Required task: Print the lines of the listing below verbatim from its first line through the line bearing "var sans = 'DejaVu Sans';". Any pictures are to be omitted.

— START Records for this exercise —

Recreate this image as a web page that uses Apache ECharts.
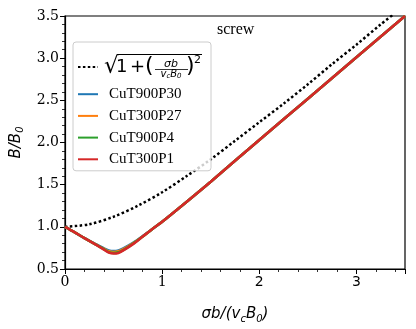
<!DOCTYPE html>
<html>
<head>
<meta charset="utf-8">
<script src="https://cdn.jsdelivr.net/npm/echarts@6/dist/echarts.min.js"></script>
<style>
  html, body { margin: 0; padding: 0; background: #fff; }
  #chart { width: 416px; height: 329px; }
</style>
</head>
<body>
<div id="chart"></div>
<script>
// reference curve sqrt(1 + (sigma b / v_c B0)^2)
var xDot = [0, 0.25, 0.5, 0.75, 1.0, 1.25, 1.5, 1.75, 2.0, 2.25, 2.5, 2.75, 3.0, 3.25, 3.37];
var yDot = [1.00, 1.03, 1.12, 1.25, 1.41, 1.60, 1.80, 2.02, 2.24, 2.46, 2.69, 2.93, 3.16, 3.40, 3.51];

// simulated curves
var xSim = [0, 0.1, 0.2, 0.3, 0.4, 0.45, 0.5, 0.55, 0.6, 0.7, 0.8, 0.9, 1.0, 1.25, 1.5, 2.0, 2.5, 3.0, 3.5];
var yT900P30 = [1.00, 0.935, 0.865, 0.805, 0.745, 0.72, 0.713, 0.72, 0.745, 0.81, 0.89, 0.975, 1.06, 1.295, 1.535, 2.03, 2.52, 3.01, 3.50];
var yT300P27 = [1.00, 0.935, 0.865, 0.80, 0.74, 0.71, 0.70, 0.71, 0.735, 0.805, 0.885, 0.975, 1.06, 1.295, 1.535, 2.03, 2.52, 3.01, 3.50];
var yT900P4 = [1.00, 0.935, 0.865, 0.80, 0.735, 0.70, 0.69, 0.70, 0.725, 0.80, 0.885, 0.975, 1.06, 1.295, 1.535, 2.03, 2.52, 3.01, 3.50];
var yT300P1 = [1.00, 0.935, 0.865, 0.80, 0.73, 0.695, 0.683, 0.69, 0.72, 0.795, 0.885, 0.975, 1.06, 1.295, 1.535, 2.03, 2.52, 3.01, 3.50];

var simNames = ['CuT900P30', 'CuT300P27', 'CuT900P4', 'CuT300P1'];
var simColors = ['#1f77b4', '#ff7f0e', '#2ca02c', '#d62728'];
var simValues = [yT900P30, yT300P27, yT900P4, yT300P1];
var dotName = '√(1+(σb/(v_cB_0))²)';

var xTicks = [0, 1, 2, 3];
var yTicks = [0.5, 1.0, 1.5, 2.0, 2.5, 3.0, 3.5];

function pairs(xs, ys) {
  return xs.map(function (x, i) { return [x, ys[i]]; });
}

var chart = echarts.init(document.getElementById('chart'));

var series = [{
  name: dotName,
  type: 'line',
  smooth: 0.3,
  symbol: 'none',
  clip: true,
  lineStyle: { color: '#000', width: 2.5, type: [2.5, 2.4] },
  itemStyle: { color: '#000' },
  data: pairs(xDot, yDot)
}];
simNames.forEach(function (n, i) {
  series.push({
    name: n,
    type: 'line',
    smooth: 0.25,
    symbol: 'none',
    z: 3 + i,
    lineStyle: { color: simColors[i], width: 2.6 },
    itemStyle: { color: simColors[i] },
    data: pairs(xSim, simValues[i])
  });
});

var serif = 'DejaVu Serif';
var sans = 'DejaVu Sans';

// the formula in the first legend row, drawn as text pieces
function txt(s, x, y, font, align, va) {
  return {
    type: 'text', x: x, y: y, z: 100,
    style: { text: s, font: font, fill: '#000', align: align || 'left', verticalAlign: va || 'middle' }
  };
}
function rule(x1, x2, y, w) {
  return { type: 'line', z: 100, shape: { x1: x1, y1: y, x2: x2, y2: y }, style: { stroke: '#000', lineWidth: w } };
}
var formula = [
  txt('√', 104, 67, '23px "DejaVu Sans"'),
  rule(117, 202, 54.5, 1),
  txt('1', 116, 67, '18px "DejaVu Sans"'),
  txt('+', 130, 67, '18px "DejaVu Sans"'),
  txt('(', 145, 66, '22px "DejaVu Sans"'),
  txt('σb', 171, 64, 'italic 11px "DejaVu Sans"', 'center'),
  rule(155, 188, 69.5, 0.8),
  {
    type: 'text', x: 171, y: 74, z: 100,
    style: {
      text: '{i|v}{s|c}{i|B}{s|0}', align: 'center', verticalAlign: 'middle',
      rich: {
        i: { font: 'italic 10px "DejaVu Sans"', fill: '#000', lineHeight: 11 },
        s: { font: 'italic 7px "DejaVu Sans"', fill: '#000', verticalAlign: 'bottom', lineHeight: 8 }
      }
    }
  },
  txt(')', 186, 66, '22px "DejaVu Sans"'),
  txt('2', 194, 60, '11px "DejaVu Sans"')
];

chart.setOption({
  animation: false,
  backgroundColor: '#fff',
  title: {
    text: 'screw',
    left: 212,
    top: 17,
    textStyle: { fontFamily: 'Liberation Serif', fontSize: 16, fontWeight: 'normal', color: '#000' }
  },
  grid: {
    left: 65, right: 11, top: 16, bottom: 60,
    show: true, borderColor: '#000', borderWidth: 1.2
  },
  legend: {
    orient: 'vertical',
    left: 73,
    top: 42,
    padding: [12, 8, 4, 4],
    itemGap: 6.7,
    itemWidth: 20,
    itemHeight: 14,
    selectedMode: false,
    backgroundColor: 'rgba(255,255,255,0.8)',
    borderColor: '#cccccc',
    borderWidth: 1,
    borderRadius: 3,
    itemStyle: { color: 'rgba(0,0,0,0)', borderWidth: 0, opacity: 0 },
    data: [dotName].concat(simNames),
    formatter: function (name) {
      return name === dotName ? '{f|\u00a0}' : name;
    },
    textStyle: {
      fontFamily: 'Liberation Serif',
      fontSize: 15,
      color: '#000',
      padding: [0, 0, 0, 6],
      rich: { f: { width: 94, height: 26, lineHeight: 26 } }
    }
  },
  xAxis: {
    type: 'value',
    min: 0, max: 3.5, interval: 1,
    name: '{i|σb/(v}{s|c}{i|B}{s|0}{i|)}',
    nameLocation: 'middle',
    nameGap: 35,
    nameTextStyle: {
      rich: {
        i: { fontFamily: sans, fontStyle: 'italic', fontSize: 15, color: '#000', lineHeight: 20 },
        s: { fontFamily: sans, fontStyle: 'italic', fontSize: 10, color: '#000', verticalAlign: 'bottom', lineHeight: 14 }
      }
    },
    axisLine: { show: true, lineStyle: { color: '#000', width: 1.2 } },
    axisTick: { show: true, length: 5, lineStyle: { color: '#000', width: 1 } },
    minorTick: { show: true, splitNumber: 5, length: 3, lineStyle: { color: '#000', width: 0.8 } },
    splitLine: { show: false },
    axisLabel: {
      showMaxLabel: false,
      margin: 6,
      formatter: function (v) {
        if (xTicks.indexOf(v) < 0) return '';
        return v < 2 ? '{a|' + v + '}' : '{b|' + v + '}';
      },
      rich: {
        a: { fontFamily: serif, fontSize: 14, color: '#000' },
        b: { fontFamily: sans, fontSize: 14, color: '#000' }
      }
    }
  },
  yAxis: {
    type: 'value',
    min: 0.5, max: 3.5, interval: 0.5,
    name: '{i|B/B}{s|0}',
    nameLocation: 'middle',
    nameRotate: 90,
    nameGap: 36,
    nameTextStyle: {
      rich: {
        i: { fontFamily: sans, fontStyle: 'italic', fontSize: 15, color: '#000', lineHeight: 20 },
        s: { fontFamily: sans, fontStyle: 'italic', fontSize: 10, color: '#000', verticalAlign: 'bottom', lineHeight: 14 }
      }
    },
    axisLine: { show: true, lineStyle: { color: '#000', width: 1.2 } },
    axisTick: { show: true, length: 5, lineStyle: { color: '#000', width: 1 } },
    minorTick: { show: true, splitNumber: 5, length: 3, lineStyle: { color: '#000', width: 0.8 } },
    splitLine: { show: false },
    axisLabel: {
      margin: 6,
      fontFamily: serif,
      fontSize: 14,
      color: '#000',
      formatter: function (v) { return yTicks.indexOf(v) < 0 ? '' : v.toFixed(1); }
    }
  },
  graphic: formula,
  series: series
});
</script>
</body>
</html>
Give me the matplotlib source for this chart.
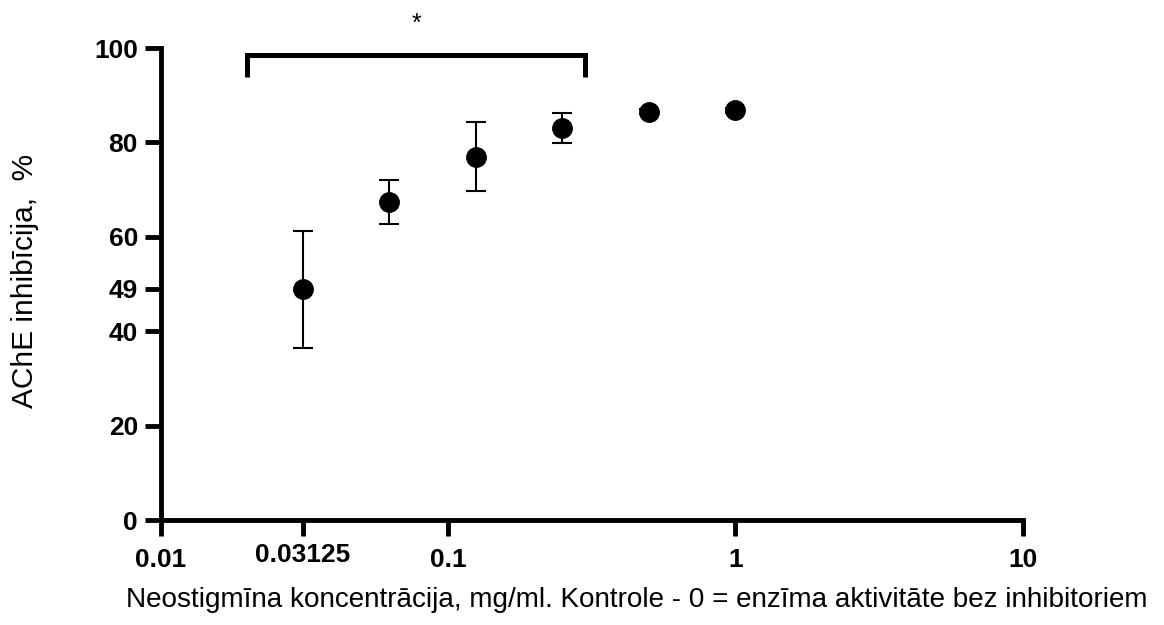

— END Records for this exercise —

The output:
Recreate this image as a web page that uses Apache ECharts.
<!DOCTYPE html>
<html>
<head>
<meta charset="utf-8">
<script src="https://cdn.jsdelivr.net/npm/echarts@6/dist/echarts.min.js"></script>
<style>
  html, body { margin: 0; padding: 0; background: #fff; }
  #chart { width: 416px; height: 329px; }
</style>
</head>
<body>
<div id="chart"></div>
<script>
// reference curve sqrt(1 + (sigma b / v_c B0)^2)
var xDot = [0, 0.25, 0.5, 0.75, 1.0, 1.25, 1.5, 1.75, 2.0, 2.25, 2.5, 2.75, 3.0, 3.25, 3.37];
var yDot = [1.00, 1.03, 1.12, 1.25, 1.41, 1.60, 1.80, 2.02, 2.24, 2.46, 2.69, 2.93, 3.16, 3.40, 3.51];

// simulated curves
var xSim = [0, 0.1, 0.2, 0.3, 0.4, 0.45, 0.5, 0.55, 0.6, 0.7, 0.8, 0.9, 1.0, 1.25, 1.5, 2.0, 2.5, 3.0, 3.5];
var yT900P30 = [1.00, 0.935, 0.865, 0.805, 0.745, 0.72, 0.713, 0.72, 0.745, 0.81, 0.89, 0.975, 1.06, 1.295, 1.535, 2.03, 2.52, 3.01, 3.50];
var yT300P27 = [1.00, 0.935, 0.865, 0.80, 0.74, 0.71, 0.70, 0.71, 0.735, 0.805, 0.885, 0.975, 1.06, 1.295, 1.535, 2.03, 2.52, 3.01, 3.50];
var yT900P4 = [1.00, 0.935, 0.865, 0.80, 0.735, 0.70, 0.69, 0.70, 0.725, 0.80, 0.885, 0.975, 1.06, 1.295, 1.535, 2.03, 2.52, 3.01, 3.50];
var yT300P1 = [1.00, 0.935, 0.865, 0.80, 0.73, 0.695, 0.683, 0.69, 0.72, 0.795, 0.885, 0.975, 1.06, 1.295, 1.535, 2.03, 2.52, 3.01, 3.50];

var simNames = ['CuT900P30', 'CuT300P27', 'CuT900P4', 'CuT300P1'];
var simColors = ['#1f77b4', '#ff7f0e', '#2ca02c', '#d62728'];
var simValues = [yT900P30, yT300P27, yT900P4, yT300P1];
var dotName = '√(1+(σb/(v_cB_0))²)';

var xTicks = [0, 1, 2, 3];
var yTicks = [0.5, 1.0, 1.5, 2.0, 2.5, 3.0, 3.5];

function pairs(xs, ys) {
  return xs.map(function (x, i) { return [x, ys[i]]; });
}

var chart = echarts.init(document.getElementById('chart'));

var series = [{
  name: dotName,
  type: 'line',
  smooth: 0.3,
  symbol: 'none',
  clip: true,
  lineStyle: { color: '#000', width: 2.5, type: [2.5, 2.4] },
  itemStyle: { color: '#000' },
  data: pairs(xDot, yDot)
}];
simNames.forEach(function (n, i) {
  series.push({
    name: n,
    type: 'line',
    smooth: 0.25,
    symbol: 'none',
    z: 3 + i,
    lineStyle: { color: simColors[i], width: 2.6 },
    itemStyle: { color: simColors[i] },
    data: pairs(xSim, simValues[i])
  });
});

var serif = 'DejaVu Serif';
var sans = 'DejaVu Sans';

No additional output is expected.